Balfour Beatty to bid for stalled Midland Met
Balfour Beatty is to bid for a contract to complete construction of the Midland Met hospital in Smethwick, which ground to a halt following the collapse of Carillion a year ago.
However, the firm has indicated to the NHS Trust that runs the hospital that it wants its bid costs, expected to be around £1m, to be underwritten in the event that it is not successful.
Balfour has already won a deal to undertake the interim construction contract on the hospital, which involves weatherproofing the building and developing the design ahead of the appointment of a final construction contract, for which procurement began in November. All priority works are expected to be completed before May 2019.
It has also removed all Carillion branding from the site and replaced it with Balfour Beatty signage, although a tower crane still remains because it is “cost prohibitive” to remove, according to documents released by the Sandwell and West Birmingham Hospitals NHS Trust ahead of a board meeting today (3 January).
The documents also revealed that Balfour, Kier, Sir Robert McAlpine, Laing O’Rourke and Graham Construction all attended a bidders' day as part of the process to find a replacement construction contractor.
Offering its feedback, Balfour Beatty indicated that it would bid for the construction of the hospital on the basis that it was a NEC4 target cost option but that it wanted its bid costs underwritten.
Bid cost concern
Kier has not officially provided feedback but was “positive on the day” according to the report, and has submitted papers to its board for consideration of a “bid, no bid” decision. The firm also raised the issue of bid costs and underwriting should it not be successful. The report also noted: “They [Kier] do not have significant large acute healthcare experience and there is a risk they could fail the selection questionnaire stage. They deliver a significant amount of work for the NHS through Procure 22. It is expected that Kier will try and join up with NG Bailey."
Meanwhile, Graham Construction was “quiet” at the bidders’ day and provided no feedback and is not expected to bid, according to the report.
Skanska, which had originally been rumoured to take over from Carillion, did not attend. “The bid investment already made and lost is expected to preclude them from further participation,” the report said.
There was no mention of feedback from Laing O’Rourke or Sir Robert McAlpine.
Meanwhile, the contractors present at the bidders’ day discussed the risks involved with the mechanical, electrical and plumbing (MEP) and fit-out work at the hospital. They “raised concerns regarding interfaces, specifically energy performance, the retention of existing major plant, the time needed to get comfortable with it, and the value for money implications should it end up being replaced,” the report said.

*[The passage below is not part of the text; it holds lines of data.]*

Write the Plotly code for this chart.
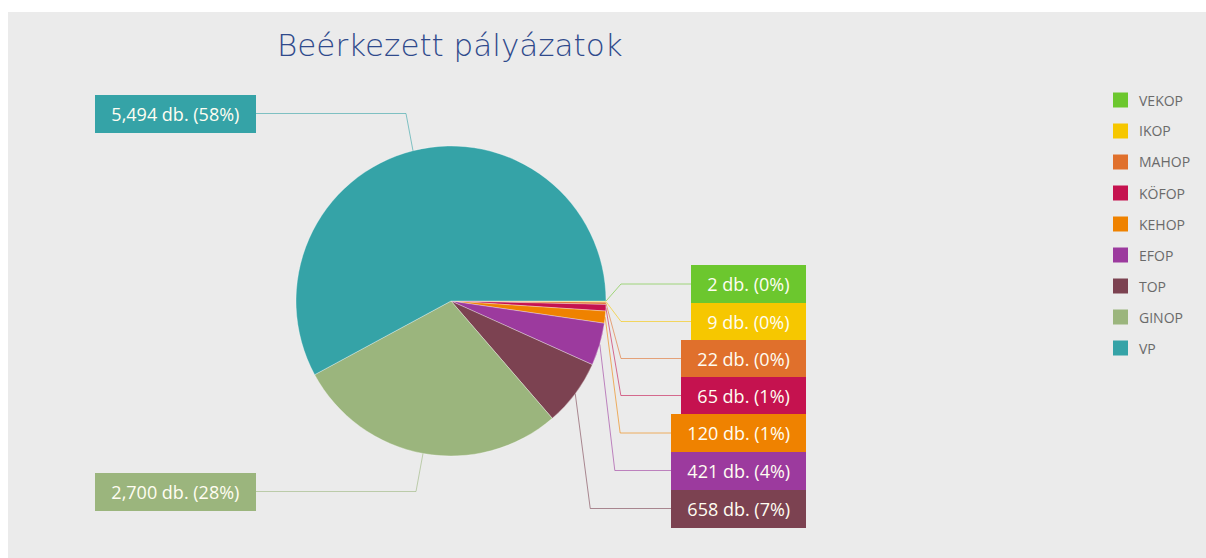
import math
import plotly.graph_objects as go

# Submitted applications per operational programme
programs = ["VEKOP", "IKOP", "MAHOP", "KÖFOP", "KEHOP", "EFOP", "TOP", "GINOP", "VP"]
counts = [2, 9, 22, 65, 120, 421, 658, 2700, 5494]
colors = ["#6cc72e", "#f6c700", "#e0702c", "#c5124f", "#ef8200",
          "#9c3a9e", "#7c4251", "#9bb57d", "#35a3a7"]
title_text = "Beérkezett pályázatok"

W, H = 1206, 558
BG = "#ebebeb"

# pie geometry in pixels
CX, CY, R = 451, 301, 155

# label placement (pixel rows) and side for each programme
label_side = {"VP": "left", "GINOP": "left"}
label_row = {"VP": 113.5, "GINOP": 491.5,
             "VEKOP": 284, "IKOP": 321.5, "MAHOP": 358.5, "KÖFOP": 395.5,
             "KEHOP": 433, "EFOP": 470.5, "TOP": 508.5}
RIGHT_EDGE = 806
LEFT_EDGE = 95


def px(x):
    return x / W


def py(y):
    return 1 - y / H


def hex_rgba(h, a):
    h = h.lstrip("#")
    return f"rgba({int(h[0:2], 16)},{int(h[2:4], 16)},{int(h[4:6], 16)},{a})"


fig = go.Figure()
fig.add_trace(go.Pie(
    labels=programs, values=counts, sort=False,
    direction="clockwise", rotation=90,
    marker=dict(colors=colors, line=dict(color="rgba(255,255,255,0.55)", width=0.6)),
    textinfo="none", hoverinfo="label+value+percent", showlegend=False,
    domain=dict(x=[px(CX - R), px(CX + R)], y=[py(CY + R), py(CY - R)]),
))

shapes = [dict(type="rect", xref="paper", yref="paper", layer="below",
               x0=px(8), x1=1, y0=0, y1=py(12), fillcolor=BG, line_width=0)]
annotations = []

total = sum(counts)
cum = 0
for name, v, c in zip(programs, counts, colors):
    mid = (cum + v / 2) / total * 2 * math.pi
    cum += v
    ex, ey = CX + R * math.cos(mid), CY + R * math.sin(mid)
    ly = label_row[name]
    pct = round(v / total * 100)
    text = "\u00a0\u00a0" + f"{v:,} db. ({pct}%)" + "\u00a0\u00a0"
    if label_side.get(name) == "left":
        bx = ex - 7
        end = LEFT_EDGE + 10
        anchor, ax = "left", LEFT_EDGE
    else:
        bx = ex + 15
        end = RIGHT_EDGE - 10
        anchor, ax = "right", RIGHT_EDGE
    shapes.append(dict(
        type="path", xref="paper", yref="paper", layer="above",
        path=f"M {px(ex)},{py(ey)} L {px(bx)},{py(ly)} L {px(end)},{py(ly)}",
        line=dict(color=hex_rgba(c, 0.6), width=1),
    ))
    annotations.append(dict(
        xref="paper", yref="paper", x=px(ax), y=py(ly),
        xanchor=anchor, yanchor="middle", text=text, showarrow=False,
        bgcolor=c, borderpad=7, borderwidth=0,
        font=dict(family="Open Sans", size=18, color="#fffdf2"),
    ))

# legend: coloured squares with programme names
for i, (name, c) in enumerate(zip(programs, colors)):
    yc = 100 + 31 * i
    shapes.append(dict(type="rect", xref="paper", yref="paper", layer="above",
                       x0=px(1113), x1=px(1128), y0=py(yc + 7.5), y1=py(yc - 7.5),
                       fillcolor=c, line_width=0))
    annotations.append(dict(xref="paper", yref="paper", x=px(1137), y=py(yc),
                            xanchor="left", yanchor="middle", text=name,
                            showarrow=False,
                            font=dict(family="Open Sans", size=14, color="#6a6a6a")))

annotations.append(dict(xref="paper", yref="paper", x=px(450), y=py(45),
                        xanchor="center", yanchor="middle", text=title_text,
                        showarrow=False,
                        font=dict(family="DejaVu Sans", size=31, color="#2f4a8c", weight=200)))

fig.update_layout(
    width=W, height=H, margin=dict(l=0, r=0, t=0, b=0),
    paper_bgcolor="white", plot_bgcolor=BG,
    shapes=shapes, annotations=annotations, showlegend=False,
)

fig.write_html("out.html")
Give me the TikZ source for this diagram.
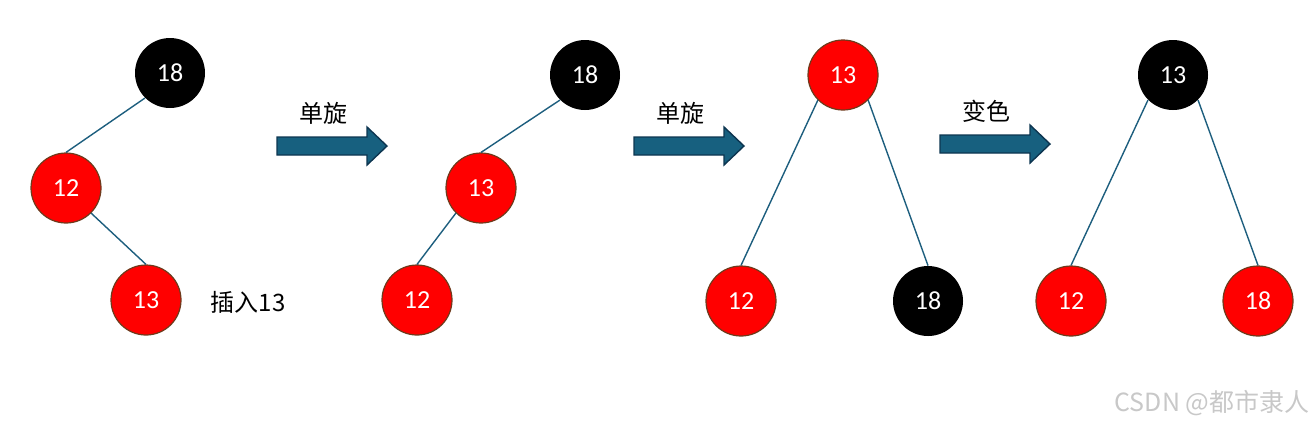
\documentclass[tikz,border=0pt]{standalone}
\usepackage{fontspec}
\setmainfont{Carlito}
\newfontfamily\cjk{Noto Sans CJK SC}
\usetikzlibrary{positioning}
\definecolor{nodered}{HTML}{FF0000}
\definecolor{rim}{HTML}{6E3A1C}
\definecolor{edge}{HTML}{1D5E7E}
\definecolor{arrfill}{HTML}{17607F}
\definecolor{arrrim}{HTML}{0D3550}
\definecolor{mark}{HTML}{C8C8C8}

\begin{document}
\begin{tikzpicture}[x=.5pt,y=-.5pt,
    rb/.style={circle,minimum size=35pt,inner sep=0pt,text=white,font=\fontsize{13}{13}\selectfont},
    red/.style={rb,fill=nodered,draw=rim,line width=.6pt},
    blk/.style={rb,fill=black},
    link/.style={edge,line width=.7pt},
    lbl/.style={font=\cjk\fontsize{12}{12}\selectfont}]
  \useasboundingbox (0,0) rectangle (1316,425);
  % stage 1: insert
  \node[blk] (a18) at (170,73) {18};
  \node[red] (a12) at (66,188) {12};
  \node[red] (a13) at (146,300) {13};
  \node[lbl] (ins) at (248,302) {插入13};
  \draw[link] (a18.south west)--(a12.north) (a12.south east)--(a13.north);
  % stage 2
  \node[blk] (b18) at (585,75) {18};
  \node[red] (b13) at (481,188) {13};
  \node[red] (b12) at (417,300) {12};
  \draw[link] (b18.south west)--(b13.north) (b13.south west)--(b12.north);
  % stage 3
  \node[red] (c13) at (843,75) {13};
  \node[red] (c12) at (741,301) {12};
  \node[blk] (c18) at (928,301) {18};
  \draw[link] (c13.south west)--(c12.north) (c13.south east)--(c18.north);
  % stage 4: recolour
  \node[blk] (d13) at (1173,75) {13};
  \node[red] (d12) at (1071,301) {12};
  \node[red] (d18) at (1258,301) {18};
  \draw[link] (d13.south west)--(d12.north) (d13.south east)--(d18.north);
  % block arrows between stages
  \foreach \x/\y/\t/\n in {277/146/单旋/s1,634/146/单旋/s2,940/144/变色/s3}{
    \filldraw[fill=arrfill,draw=arrrim,line width=.7pt]
      (\x,\y-9)--(\x+90,\y-9)--(\x+90,\y-19)--(\x+110,\y)--(\x+90,\y+19)
      --(\x+90,\y+9)--(\x,\y+9)--cycle;
    \node[lbl] (\n) at (\x+46,\y-33) {\t};
  }
  \node[font=\cjk\fontsize{12.5}{12.5}\selectfont,text=mark] (wm) at (1212,403) {CSDN @都市隶人};
\end{tikzpicture}
\end{document}
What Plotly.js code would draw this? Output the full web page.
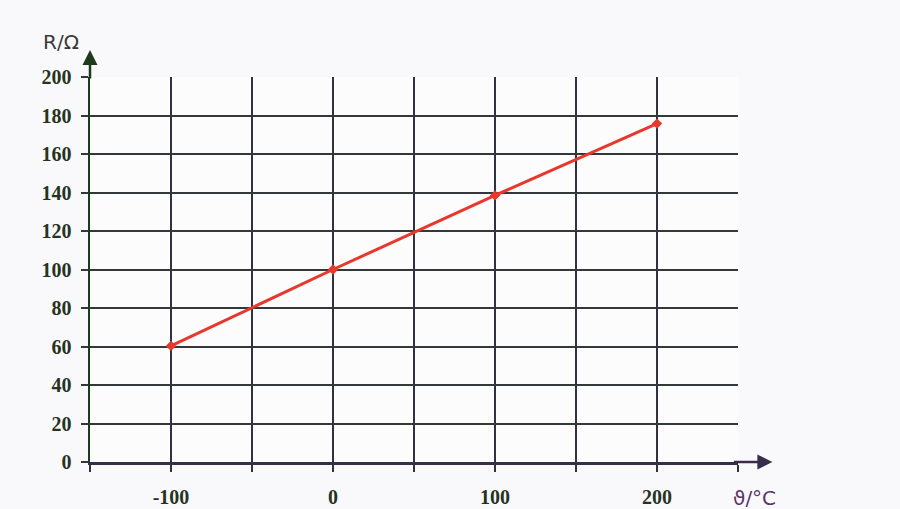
<!DOCTYPE html>
<html><head><meta charset="utf-8">
<script src="https://cdn.plot.ly/plotly-3.0.1.min.js"></script>
<style>html,body{margin:0;padding:0;background:#f9f9fb;}#chart{width:900px;height:509px;}</style>
</head><body><div id="chart"></div>
<script>
// Data (Pt100-like resistance vs temperature)
var temperature = [-100, 0, 100, 200];
var resistance = [60.3, 100, 138.5, 175.8];
var xTickVals = [-150, -100, -50, 0, 50, 100, 150, 200, 250];
var xTickText = ['', '-100', '', '0', '', '100', '', '200', ''];
var yTickVals = [0, 20, 40, 60, 80, 100, 120, 140, 160, 180, 200];

var trace = {
  x: temperature, y: resistance, type: 'scatter', mode: 'lines+markers',
  line: {color: '#e8372c', width: 3},
  marker: {color: '#e8372c', size: 8, symbol: 'diamond'},
  cliponaxis: false, hoverinfo: 'skip'
};

var tickFont = {family: 'Liberation Serif, serif', size: 20, weight: 'bold', color: '#26331f'};

var layout = {
  width: 900, height: 509,
  margin: {l: 90, r: 162, t: 77, b: 47},
  paper_bgcolor: '#f9f9fb', plot_bgcolor: '#fcfcfd',
  showlegend: false,
  xaxis: {
    range: [-150, 250], tickmode: 'array', tickvals: xTickVals, ticktext: xTickText,
    showgrid: true, gridcolor: '#353040', gridwidth: 2,
    zeroline: false, showline: true, linecolor: '#3a2d4a', linewidth: 2.5,
    ticks: 'outside', ticklen: 7, tickwidth: 2, tickcolor: '#353040',
    tickfont: tickFont, ticklabelstandoff: 8, fixedrange: true
  },
  yaxis: {
    range: [0, 200], tickmode: 'array', tickvals: yTickVals,
    showgrid: true, gridcolor: '#34383a', gridwidth: 2,
    zeroline: false, showline: true, linecolor: '#1d3a1d', linewidth: 2.5,
    ticks: 'outside', ticklen: 7, tickwidth: 2, tickcolor: '#34383a',
    tickfont: tickFont, ticklabelstandoff: 5, fixedrange: true
  },
  annotations: [
    {xref: 'paper', yref: 'paper', x: 1.053, y: 0, ax: -40, ay: 0,
     showarrow: true, arrowhead: 2, arrowsize: 1.2, arrowwidth: 2.5, arrowcolor: '#3a2d4a', text: ''},
    {xref: 'paper', yref: 'paper', x: 0, y: 1.07, ax: 0, ay: 30,
     showarrow: true, arrowhead: 2, arrowsize: 1.2, arrowwidth: 2.5, arrowcolor: '#1d3a1d', text: ''},
    {xref: 'paper', yref: 'paper', x: -0.045, y: 1.092, xanchor: 'center', yanchor: 'middle',
     showarrow: false, text: 'R/Ω', font: {family: 'DejaVu Sans, sans-serif', size: 20, color: '#3a3a3a'}},
    {xref: 'paper', yref: 'paper', x: 1.025, y: -0.094, xanchor: 'center', yanchor: 'middle',
     showarrow: false, text: 'ϑ/°C', font: {family: 'DejaVu Sans, sans-serif', size: 20, color: '#5a3566'}}
  ]
};

Plotly.newPlot('chart', [trace], layout, {displayModeBar: false, staticPlot: true});
</script></body></html>
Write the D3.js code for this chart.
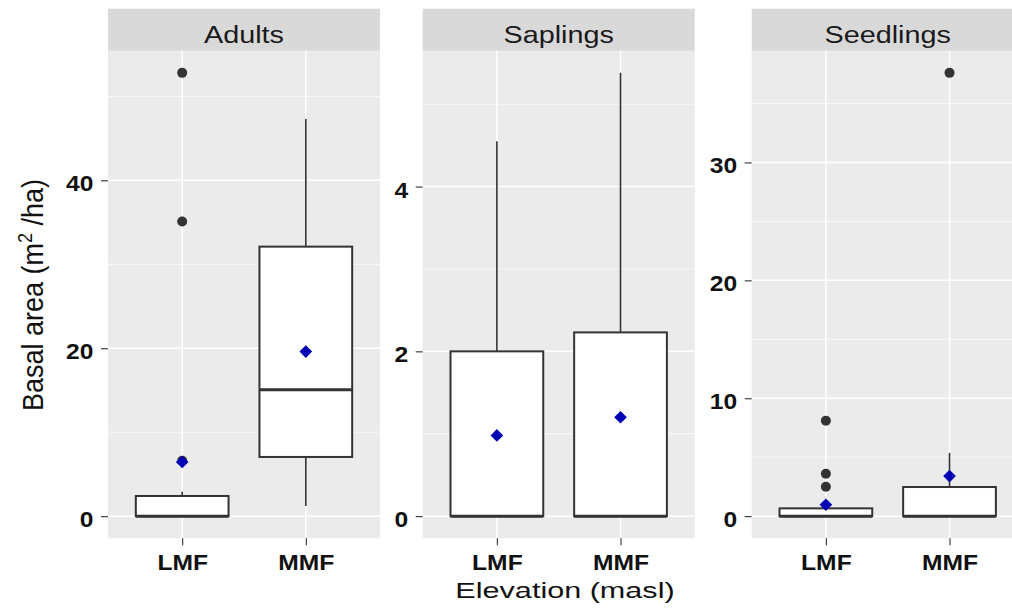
<!DOCTYPE html>
<html>
<head>
<meta charset="utf-8">
<script src="https://cdn.jsdelivr.net/npm/d3@7"></script>
<style>
  html, body { margin: 0; padding: 0; background: #fff; }
  svg { display: block; }
  text { font-family: "Liberation Sans", Arial, sans-serif; }
</style>
</head>
<body>
<svg id="chart" width="1012" height="608"></svg>
<script>
// ---- data ----------------------------------------------------------------
const facets = ["Adults", "Saplings", "Seedlings"];
const categories = ["LMF", "MMF"];

// five-number summaries per facet, one entry per category: [lower, q1, median, q3, upper]
const adultsBox    = [[0, 0, 0, 2.4, 2.9],   [1.2, 7.05, 15.05, 32.1, 47.3]];
const saplingsBox  = [[0, 0, 0, 2.0, 4.55],  [0, 0, 0, 2.23, 5.38]];
const seedlingsBox = [[0, 0, 0, 0.66, 1.3],  [0, 0, 0, 2.47, 5.36]];

// group means (blue diamonds)
const adultsMean    = [6.45, 19.6];
const saplingsMean  = [0.98, 1.20];
const seedlingsMean = [0.97, 3.4];

// outlying observations
const adultsOut    = [[6.6, 35.1, 52.8], []];
const saplingsOut  = [[], []];
const seedlingsOut = [[2.5, 3.6, 8.1], [37.6]];

// y tick labels per facet
const adultsTicks    = [0, 20, 40];
const saplingsTicks  = [0, 2, 4];
const seedlingsTicks = [0, 10, 20, 30];

const boxes    = [adultsBox, saplingsBox, seedlingsBox];
const means    = [adultsMean, saplingsMean, seedlingsMean];
const outliers = [adultsOut, saplingsOut, seedlingsOut];
const ticks    = [adultsTicks, saplingsTicks, seedlingsTicks];

// ---- layout --------------------------------------------------------------
const svg = d3.select("#chart");
const stripTop = 8.7, panelTop = 50.7, panelBottom = 538.3;
const panelLefts = [108, 422.7, 751.7];
const panelW = 272;

const tickFont = 22, tickSX = 1.12;

facets.forEach((name, fi) => {
  const left = panelLefts[fi];
  const g = svg.append("g");

  // y range from every plotted value, expanded 5% each side
  const vals = [];
  boxes[fi].forEach(b => vals.push(...b));
  vals.push(...means[fi]);
  outliers[fi].forEach(o => vals.push(...o));
  const lo = d3.min(vals), hi = d3.max(vals), span = hi - lo;
  const y = d3.scaleLinear()
    .domain([lo - 0.05 * span, hi + 0.05 * span])
    .range([panelBottom, panelTop]);
  const x = d3.scalePoint()
    .domain(categories)
    .range([left, left + panelW])
    .padding(0.6);
  const step = x.step();
  const boxW = 0.75 * step;

  // panel background
  g.append("rect")
    .attr("x", left).attr("y", panelTop)
    .attr("width", panelW).attr("height", panelBottom - panelTop)
    .attr("fill", "#EBEBEB");

  // strip
  g.append("rect")
    .attr("x", left).attr("y", stripTop)
    .attr("width", panelW).attr("height", panelTop - stripTop)
    .attr("fill", "#D9D9D9");
  g.append("text")
    .attr("transform", `translate(${left + panelW / 2},42.7) scale(1.2,1)`)
    .attr("text-anchor", "middle")
    .attr("font-size", 24)
    .attr("fill", "#1A1A1A")
    .text(name);

  // minor grid (midpoints between major ticks)
  const tk = ticks[fi];
  const tstep = tk[1] - tk[0];
  const minor = [];
  for (let v = tk[0] - tstep / 2; v <= y.domain()[1]; v += tstep) {
    if (v >= y.domain()[0]) minor.push(v);
  }
  g.selectAll(".minor").data(minor).enter().append("line")
    .attr("x1", left).attr("x2", left + panelW)
    .attr("y1", d => y(d)).attr("y2", d => y(d))
    .attr("stroke", "#fff").attr("stroke-width", 0.7);

  // major grid
  g.selectAll(".major").data(tk).enter().append("line")
    .attr("x1", left).attr("x2", left + panelW)
    .attr("y1", d => y(d)).attr("y2", d => y(d))
    .attr("stroke", "#fff").attr("stroke-width", 1.5);
  g.selectAll(".vmajor").data(categories).enter().append("line")
    .attr("x1", d => x(d)).attr("x2", d => x(d))
    .attr("y1", panelTop).attr("y2", panelBottom)
    .attr("stroke", "#fff").attr("stroke-width", 1.5);

  // boxplots
  categories.forEach((c, ci) => {
    const [wl, q1, med, q3, wu] = boxes[fi][ci];
    const cx = x(c);
    g.append("line")
      .attr("x1", cx).attr("x2", cx).attr("y1", y(q3)).attr("y2", y(wu))
      .attr("stroke", "#333").attr("stroke-width", 1.6);
    g.append("line")
      .attr("x1", cx).attr("x2", cx).attr("y1", y(q1)).attr("y2", y(wl))
      .attr("stroke", "#333").attr("stroke-width", 1.6);
    g.append("rect")
      .attr("x", cx - boxW / 2).attr("y", y(q3))
      .attr("width", boxW).attr("height", Math.max(0, y(q1) - y(q3)))
      .attr("fill", "#fff").attr("stroke", "#333").attr("stroke-width", 2);
    g.append("line")
      .attr("x1", cx - boxW / 2).attr("x2", cx + boxW / 2)
      .attr("y1", y(med)).attr("y2", y(med))
      .attr("stroke", "#333").attr("stroke-width", 3);

    g.selectAll(null).data(outliers[fi][ci]).enter().append("circle")
      .attr("cx", cx).attr("cy", d => y(d)).attr("r", 5)
      .attr("fill", "#333");

    g.append("path")
      .attr("d", d3.symbol(d3.symbolSquare, 80)())
      .attr("transform", `translate(${cx},${y(means[fi][ci])}) rotate(45)`)
      .attr("fill", "#0000B4");
  });

  // y axis
  const ya = g.append("g")
    .attr("transform", `translate(${left},0)`)
    .call(d3.axisLeft(y).tickValues(tk).tickSize(7).tickFormat(d3.format("d")));
  ya.select(".domain").remove();
  ya.selectAll(".tick line").attr("stroke", "#333").attr("stroke-width", 1.1);
  ya.selectAll(".tick text")
    .attr("x", null).attr("dy", null)
    .attr("transform", `translate(-14.5,10.5) scale(${tickSX},1)`)
    .attr("text-anchor", "end")
    .attr("font-size", tickFont)
    .attr("font-weight", "bold")
    .attr("font-family", "Liberation Sans, Arial, sans-serif")
    .attr("fill", "#111");

  // x axis
  const xa = g.append("g")
    .attr("transform", `translate(0,${panelBottom})`)
    .call(d3.axisBottom(x).tickSize(7));
  xa.select(".domain").remove();
  xa.selectAll(".tick line").attr("stroke", "#333").attr("stroke-width", 1.1);
  xa.selectAll(".tick text")
    .attr("y", null).attr("dy", null)
    .attr("transform", `translate(0,31.7) scale(${tickSX},1)`)
    .attr("text-anchor", "middle")
    .attr("font-size", tickFont)
    .attr("font-weight", "bold")
    .attr("font-family", "Liberation Sans, Arial, sans-serif")
    .attr("fill", "#111");
});

// axis titles
svg.append("text")
  .attr("transform", "translate(565,597.7) scale(1.36,1)")
  .attr("text-anchor", "middle")
  .attr("font-size", 22.5)
  .attr("fill", "#111")
  .text("Elevation (masl)");

const yt = svg.append("text")
  .attr("transform", "translate(43.3,295) scale(1.12,1) rotate(-90)")
  .attr("text-anchor", "middle")
  .attr("font-size", 27)
  .attr("fill", "#111");
yt.append("tspan").text("Basal area (m");
yt.append("tspan").attr("dy", -10).attr("font-size", 18).text("2");
yt.append("tspan").attr("dy", 10).text(" /ha)");
</script>
</body>
</html>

All contractors were said to be comfortable with the NEC4 form of contract, with both Option A (fixed price lump sum) and Option C (target cost) discussed.
The hospital is expected to cost another £400m to complete, with a targeted completion of 2022. The Trust aims to ask bidders to complete a selection questionnaire, before whittling them down to a shortlist of three who will enter a competitive dialogue for four to six months.